* What the task asks *
Reproduce the listing below exactly, beginning with its first line and ending with the line that holds "const stepDays = 5"; pictures are not part of the copy.

— START Source excerpt —

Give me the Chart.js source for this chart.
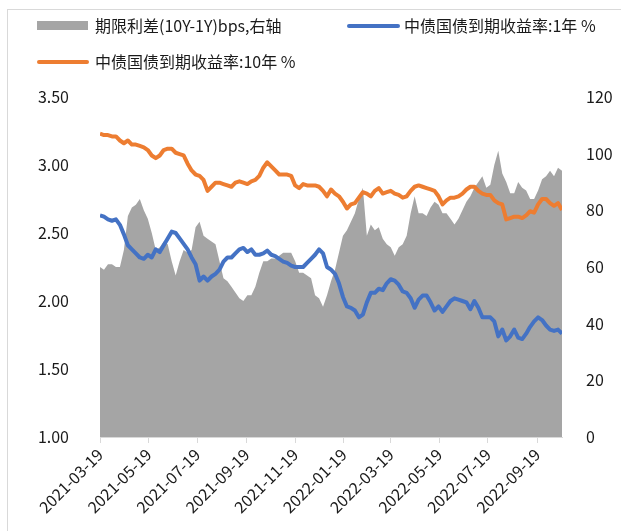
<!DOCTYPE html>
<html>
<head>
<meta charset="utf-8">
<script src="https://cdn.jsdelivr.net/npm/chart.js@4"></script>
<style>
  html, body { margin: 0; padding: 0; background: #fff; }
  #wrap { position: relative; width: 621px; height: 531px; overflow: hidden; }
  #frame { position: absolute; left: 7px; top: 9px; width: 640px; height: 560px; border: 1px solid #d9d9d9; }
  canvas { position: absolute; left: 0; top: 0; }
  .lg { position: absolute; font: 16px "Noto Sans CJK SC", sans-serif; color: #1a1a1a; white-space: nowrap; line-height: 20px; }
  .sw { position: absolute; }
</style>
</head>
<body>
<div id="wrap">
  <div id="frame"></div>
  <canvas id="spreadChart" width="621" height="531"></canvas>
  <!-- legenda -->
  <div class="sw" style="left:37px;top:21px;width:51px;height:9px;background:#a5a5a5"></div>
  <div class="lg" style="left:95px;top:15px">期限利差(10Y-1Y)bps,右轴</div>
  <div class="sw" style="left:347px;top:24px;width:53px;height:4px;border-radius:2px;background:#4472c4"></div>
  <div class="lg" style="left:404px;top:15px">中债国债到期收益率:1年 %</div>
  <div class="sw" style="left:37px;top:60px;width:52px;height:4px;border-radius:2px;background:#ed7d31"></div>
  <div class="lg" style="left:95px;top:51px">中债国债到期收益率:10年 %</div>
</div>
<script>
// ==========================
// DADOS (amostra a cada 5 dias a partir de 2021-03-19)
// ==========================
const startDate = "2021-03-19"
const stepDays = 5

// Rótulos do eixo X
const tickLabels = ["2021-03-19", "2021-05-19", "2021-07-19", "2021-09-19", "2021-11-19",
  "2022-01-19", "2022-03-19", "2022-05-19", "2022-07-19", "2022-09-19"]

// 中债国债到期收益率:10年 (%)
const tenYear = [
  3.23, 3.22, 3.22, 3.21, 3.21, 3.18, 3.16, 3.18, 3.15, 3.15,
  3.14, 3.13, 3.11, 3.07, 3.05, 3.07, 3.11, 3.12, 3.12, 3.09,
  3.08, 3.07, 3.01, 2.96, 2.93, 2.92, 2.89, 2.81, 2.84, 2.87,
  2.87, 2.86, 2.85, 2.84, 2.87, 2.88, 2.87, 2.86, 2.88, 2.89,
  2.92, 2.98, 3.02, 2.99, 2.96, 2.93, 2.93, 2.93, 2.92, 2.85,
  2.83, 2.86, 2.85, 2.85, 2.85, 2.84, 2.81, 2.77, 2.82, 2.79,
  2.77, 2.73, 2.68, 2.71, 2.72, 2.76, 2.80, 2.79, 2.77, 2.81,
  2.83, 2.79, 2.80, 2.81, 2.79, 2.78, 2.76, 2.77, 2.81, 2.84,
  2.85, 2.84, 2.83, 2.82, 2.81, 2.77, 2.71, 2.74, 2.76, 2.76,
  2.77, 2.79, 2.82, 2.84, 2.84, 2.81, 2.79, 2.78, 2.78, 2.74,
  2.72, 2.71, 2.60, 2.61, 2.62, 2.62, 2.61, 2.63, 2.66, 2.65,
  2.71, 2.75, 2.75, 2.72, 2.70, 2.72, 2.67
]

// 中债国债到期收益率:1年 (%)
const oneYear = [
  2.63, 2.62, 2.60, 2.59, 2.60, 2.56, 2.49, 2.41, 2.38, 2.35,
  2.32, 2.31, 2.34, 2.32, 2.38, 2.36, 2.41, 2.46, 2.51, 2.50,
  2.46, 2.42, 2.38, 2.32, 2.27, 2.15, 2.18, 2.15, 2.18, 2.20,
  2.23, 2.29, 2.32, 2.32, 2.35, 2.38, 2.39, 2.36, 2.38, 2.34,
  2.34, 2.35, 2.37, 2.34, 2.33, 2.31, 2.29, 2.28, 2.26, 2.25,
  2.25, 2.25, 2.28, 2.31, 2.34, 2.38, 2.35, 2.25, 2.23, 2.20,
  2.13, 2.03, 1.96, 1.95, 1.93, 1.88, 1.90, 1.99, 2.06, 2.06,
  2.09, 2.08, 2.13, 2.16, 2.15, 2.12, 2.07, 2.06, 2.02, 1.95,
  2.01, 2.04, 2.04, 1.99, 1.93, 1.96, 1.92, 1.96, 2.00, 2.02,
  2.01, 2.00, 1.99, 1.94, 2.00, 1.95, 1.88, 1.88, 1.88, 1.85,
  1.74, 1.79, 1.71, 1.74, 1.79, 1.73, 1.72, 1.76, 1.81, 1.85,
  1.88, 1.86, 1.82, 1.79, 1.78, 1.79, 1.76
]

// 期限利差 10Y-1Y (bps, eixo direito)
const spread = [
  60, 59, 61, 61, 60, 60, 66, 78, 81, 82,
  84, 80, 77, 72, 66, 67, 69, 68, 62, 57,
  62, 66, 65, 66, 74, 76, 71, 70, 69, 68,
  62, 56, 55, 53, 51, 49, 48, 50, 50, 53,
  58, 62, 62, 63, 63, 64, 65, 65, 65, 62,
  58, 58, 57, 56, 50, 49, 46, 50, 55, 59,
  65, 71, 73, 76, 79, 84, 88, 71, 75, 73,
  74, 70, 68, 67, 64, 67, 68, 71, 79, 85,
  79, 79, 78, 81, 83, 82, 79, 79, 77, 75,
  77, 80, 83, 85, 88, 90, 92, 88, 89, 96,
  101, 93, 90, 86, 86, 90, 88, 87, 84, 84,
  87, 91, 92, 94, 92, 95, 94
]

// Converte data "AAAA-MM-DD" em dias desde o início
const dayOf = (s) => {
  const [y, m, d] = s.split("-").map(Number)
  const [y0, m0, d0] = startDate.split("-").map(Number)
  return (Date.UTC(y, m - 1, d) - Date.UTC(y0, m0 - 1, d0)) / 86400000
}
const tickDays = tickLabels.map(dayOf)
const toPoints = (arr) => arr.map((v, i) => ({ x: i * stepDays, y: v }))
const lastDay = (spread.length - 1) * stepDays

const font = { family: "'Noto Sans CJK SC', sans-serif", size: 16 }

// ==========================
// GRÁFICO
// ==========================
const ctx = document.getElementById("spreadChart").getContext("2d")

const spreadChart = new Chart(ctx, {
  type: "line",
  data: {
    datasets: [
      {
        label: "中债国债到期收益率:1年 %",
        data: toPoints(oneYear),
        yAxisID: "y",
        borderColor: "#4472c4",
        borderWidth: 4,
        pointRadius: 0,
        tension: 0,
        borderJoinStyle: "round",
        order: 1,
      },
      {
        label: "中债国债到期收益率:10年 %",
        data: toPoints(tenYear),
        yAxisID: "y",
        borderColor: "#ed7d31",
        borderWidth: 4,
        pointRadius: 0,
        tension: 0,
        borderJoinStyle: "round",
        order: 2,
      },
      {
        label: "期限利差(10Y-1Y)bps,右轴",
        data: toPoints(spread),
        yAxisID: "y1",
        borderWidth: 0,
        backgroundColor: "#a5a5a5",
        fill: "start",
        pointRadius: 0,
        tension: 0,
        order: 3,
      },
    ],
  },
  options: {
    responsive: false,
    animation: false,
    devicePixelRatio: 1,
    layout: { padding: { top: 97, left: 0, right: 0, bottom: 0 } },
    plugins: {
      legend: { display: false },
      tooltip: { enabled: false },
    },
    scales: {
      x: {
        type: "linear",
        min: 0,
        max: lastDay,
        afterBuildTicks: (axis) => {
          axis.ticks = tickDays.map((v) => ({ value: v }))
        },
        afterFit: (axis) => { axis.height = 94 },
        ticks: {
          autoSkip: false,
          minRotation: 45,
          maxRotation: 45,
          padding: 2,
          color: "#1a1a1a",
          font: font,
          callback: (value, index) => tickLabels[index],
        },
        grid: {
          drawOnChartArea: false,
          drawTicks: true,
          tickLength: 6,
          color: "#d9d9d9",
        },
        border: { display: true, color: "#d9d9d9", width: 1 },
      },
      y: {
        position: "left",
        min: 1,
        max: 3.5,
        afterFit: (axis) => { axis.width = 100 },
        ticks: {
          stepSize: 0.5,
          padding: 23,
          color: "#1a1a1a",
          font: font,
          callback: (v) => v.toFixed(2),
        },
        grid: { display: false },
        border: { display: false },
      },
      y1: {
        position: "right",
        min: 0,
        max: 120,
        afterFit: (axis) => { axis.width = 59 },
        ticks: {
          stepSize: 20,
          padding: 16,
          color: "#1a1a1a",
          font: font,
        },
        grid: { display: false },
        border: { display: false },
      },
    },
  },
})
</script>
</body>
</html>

— END Source excerpt —

* Written answer *
Give me the Chart.js source for this chart.
<!DOCTYPE html>
<html>
<head>
<meta charset="utf-8">
<script src="https://cdn.jsdelivr.net/npm/chart.js@4"></script>
<style>
  html, body { margin: 0; padding: 0; background: #fff; }
  #wrap { position: relative; width: 621px; height: 531px; overflow: hidden; }
  #frame { position: absolute; left: 7px; top: 9px; width: 640px; height: 560px; border: 1px solid #d9d9d9; }
  canvas { position: absolute; left: 0; top: 0; }
  .lg { position: absolute; font: 16px "Noto Sans CJK SC", sans-serif; color: #1a1a1a; white-space: nowrap; line-height: 20px; }
  .sw { position: absolute; }
</style>
</head>
<body>
<div id="wrap">
  <div id="frame"></div>
  <canvas id="spreadChart" width="621" height="531"></canvas>
  <!-- legenda -->
  <div class="sw" style="left:37px;top:21px;width:51px;height:9px;background:#a5a5a5"></div>
  <div class="lg" style="left:95px;top:15px">期限利差(10Y-1Y)bps,右轴</div>
  <div class="sw" style="left:347px;top:24px;width:53px;height:4px;border-radius:2px;background:#4472c4"></div>
  <div class="lg" style="left:404px;top:15px">中债国债到期收益率:1年 %</div>
  <div class="sw" style="left:37px;top:60px;width:52px;height:4px;border-radius:2px;background:#ed7d31"></div>
  <div class="lg" style="left:95px;top:51px">中债国债到期收益率:10年 %</div>
</div>
<script>
// ==========================
// DADOS (amostra a cada 5 dias a partir de 2021-03-19)
// ==========================
const startDate = "2021-03-19"
const stepDays = 5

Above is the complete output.